> [WHAT NEEDS TO BE DONE]: Reproduce the lines of the material exactly, excluding every image.
===============
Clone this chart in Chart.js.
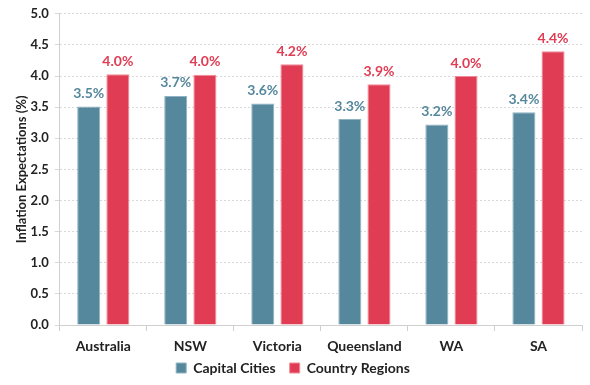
<!DOCTYPE html>
<html>
<head>
<meta charset="utf-8">
<script src="https://cdn.jsdelivr.net/npm/chart.js@4/dist/chart.umd.min.js"></script>
<style>
  body { margin: 0; background: #fff; }
  #wrap { width: 590px; height: 385px; }
</style>
</head>
<body>
<div id="wrap"><canvas id="barChart"></canvas></div>
<script>
var regions = ['Australia', 'NSW', 'Victoria', 'Queensland', 'WA', 'SA'];
var capitalCities = [3.51, 3.68, 3.56, 3.31, 3.22, 3.42];
var countryRegions = [4.03, 4.02, 4.19, 3.87, 4.00, 4.40];
var yTicks = [0, 0.5, 1, 1.5, 2, 2.5, 3, 3.5, 4, 4.5, 5];

var fontName = 'Lato, "Open Sans", sans-serif';

// etichette sopra le barre
var valueLabels = {
    id: 'valueLabels',
    afterDatasetsDraw: function(chart) {
        var ctx = chart.ctx;
        ctx.save();
        ctx.font = 'bold 14px ' + fontName;
        ctx.textAlign = 'center';
        ctx.textBaseline = 'bottom';
        chart.data.datasets.forEach(function(ds, i) {
            var meta = chart.getDatasetMeta(i);
            ctx.fillStyle = ds.labelColor;
            meta.data.forEach(function(bar, j) {
                ctx.fillText((Math.round(ds.data[j] * 10) / 10).toFixed(1) + '%', bar.x, bar.y - 6);
            });
        });
        ctx.restore();
    }
};

var ctxBar = document.getElementById('barChart').getContext('2d');
var barChart = new Chart(ctxBar, {
    type: 'bar',
    data: {
        labels: regions,
        datasets: [
            {
                label: 'Capital Cities',
                data: capitalCities,
                backgroundColor: '#56889D',
                borderColor: '#8fb3c2',
                borderWidth: 1,
                labelColor: '#56889D',
                categoryPercentage: 0.67,
                barPercentage: 0.79
            },
            {
                label: 'Country Regions',
                data: countryRegions,
                backgroundColor: '#E03C53',
                borderColor: '#f08a98',
                borderWidth: 1,
                labelColor: '#E03C53',
                categoryPercentage: 0.67,
                barPercentage: 0.79
            }
        ]
    },
    options: {
        responsive: true,
        maintainAspectRatio: false,
        animation: false,
        layout: { padding: { top: 9, right: 8, left: 4, bottom: 0 } },
        plugins: {
            tooltip: { enabled: false },
            legend: {
                position: 'bottom',
                // titolo vuoto con padding negativo: avvicina la legenda all'asse
                title: {
                    display: true,
                    text: '',
                    font: { size: 10 },
                    padding: { top: 0, bottom: -26 }
                },
                labels: {
                    boxWidth: 10,
                    boxHeight: 10,
                    padding: 14,
                    color: '#222',
                    font: { family: fontName, size: 14, weight: 'bold' }
                }
            }
        },
        scales: {
            x: {
                grid: {
                    offset: true,
                    drawOnChartArea: false,
                    tickLength: 6,
                    color: '#cfcfcf'
                },
                border: { color: '#cfcfcf' },
                ticks: {
                    color: '#222',
                    padding: 8,
                    font: { family: fontName, size: 14, weight: 'bold', lineHeight: 1 }
                }
            },
            y: {
                min: 0,
                max: 5,
                afterBuildTicks: function(axis) {
                    axis.ticks = yTicks.map(function(v) { return { value: v }; });
                },
                grid: {
                    color: '#d9d9d9',
                    tickLength: 5,
                    drawTicks: true
                },
                border: { color: '#cfcfcf', dash: [2, 2] },
                ticks: {
                    color: '#222',
                    padding: 6,
                    font: { family: fontName, size: 13, weight: 'bold' },
                    callback: function(v) { return Number(v).toFixed(1); }
                },
                title: {
                    display: true,
                    text: 'Inflation Expectations (%)',
                    color: '#222',
                    padding: { top: 10, bottom: -5 },
                    font: { family: fontName, size: 13, weight: 'bold' }
                }
            }
        }
    },
    plugins: [valueLabels]
});
</script>
</body>
</html>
===============
> [RESPONSE TO THE EXERCISE]:
Clone this chart in Chart.js.
<!DOCTYPE html>
<html>
<head>
<meta charset="utf-8">
<script src="https://cdn.jsdelivr.net/npm/chart.js@4/dist/chart.umd.min.js"></script>
<style>
  body { margin: 0; background: #fff; }
  #wrap { width: 590px; height: 385px; }
</style>
</head>
<body>
<div id="wrap"><canvas id="barChart"></canvas></div>
<script>
var regions = ['Australia', 'NSW', 'Victoria', 'Queensland', 'WA', 'SA'];
var capitalCities = [3.51, 3.68, 3.56, 3.31, 3.22, 3.42];
var countryRegions = [4.03, 4.02, 4.19, 3.87, 4.00, 4.40];
var yTicks = [0, 0.5, 1, 1.5, 2, 2.5, 3, 3.5, 4, 4.5, 5];

var fontName = 'Lato, "Open Sans", sans-serif';

// etichette sopra le barre
var valueLabels = {
    id: 'valueLabels',
    afterDatasetsDraw: function(chart) {
        var ctx = chart.ctx;
        ctx.save();
        ctx.font = 'bold 14px ' + fontName;
        ctx.textAlign = 'center';
        ctx.textBaseline = 'bottom';
        chart.data.datasets.forEach(function(ds, i) {
            var meta = chart.getDatasetMeta(i);
            ctx.fillStyle = ds.labelColor;
            meta.data.forEach(function(bar, j) {
                ctx.fillText((Math.round(ds.data[j] * 10) / 10).toFixed(1) + '%', bar.x, bar.y - 6);
            });
        });
        ctx.restore();
    }
};

var ctxBar = document.getElementById('barChart').getContext('2d');
var barChart = new Chart(ctxBar, {
    type: 'bar',
    data: {
        labels: regions,
        datasets: [
            {
                label: 'Capital Cities',
                data: capitalCities,
                backgroundColor: '#56889D',
                borderColor: '#8fb3c2',
                borderWidth: 1,
                labelColor: '#56889D',
                categoryPercentage: 0.67,
                barPercentage: 0.79
            },
            {
                label: 'Country Regions',
                data: countryRegions,
                backgroundColor: '#E03C53',
                borderColor: '#f08a98',
                borderWidth: 1,
                labelColor: '#E03C53',
                categoryPercentage: 0.67,
                barPercentage: 0.79
            }
        ]
    },
    options: {
        responsive: true,
        maintainAspectRatio: false,
        animation: false,
        layout: { padding: { top: 9, right: 8, left: 4, bottom: 0 } },
        plugins: {
            tooltip: { enabled: false },
            legend: {
                position: 'bottom',
                // titolo vuoto con padding negativo: avvicina la legenda all'asse
                title: {
                    display: true,
                    text: '',
                    font: { size: 10 },
                    padding: { top: 0, bottom: -26 }
                },
                labels: {
                    boxWidth: 10,
                    boxHeight: 10,
                    padding: 14,
                    color: '#222',
                    font: { family: fontName, size: 14, weight: 'bold' }
                }
            }
        },
        scales: {
            x: {
                grid: {
                    offset: true,
                    drawOnChartArea: false,
                    tickLength: 6,
                    color: '#cfcfcf'
                },
                border: { color: '#cfcfcf' },
                ticks: {
                    color: '#222',
                    padding: 8,
                    font: { family: fontName, size: 14, weight: 'bold', lineHeight: 1 }
                }
            },
            y: {
                min: 0,
                max: 5,
                afterBuildTicks: function(axis) {
                    axis.ticks = yTicks.map(function(v) { return { value: v }; });
                },
                grid: {
                    color: '#d9d9d9',
                    tickLength: 5,
                    drawTicks: true
                },
                border: { color: '#cfcfcf', dash: [2, 2] },
                ticks: {
                    color: '#222',
                    padding: 6,
                    font: { family: fontName, size: 13, weight: 'bold' },
                    callback: function(v) { return Number(v).toFixed(1); }
                },
                title: {
                    display: true,
                    text: 'Inflation Expectations (%)',
                    color: '#222',
                    padding: { top: 10, bottom: -5 },
                    font: { family: fontName, size: 13, weight: 'bold' }
                }
            }
        }
    },
    plugins: [valueLabels]
});
</script>
</body>
</html>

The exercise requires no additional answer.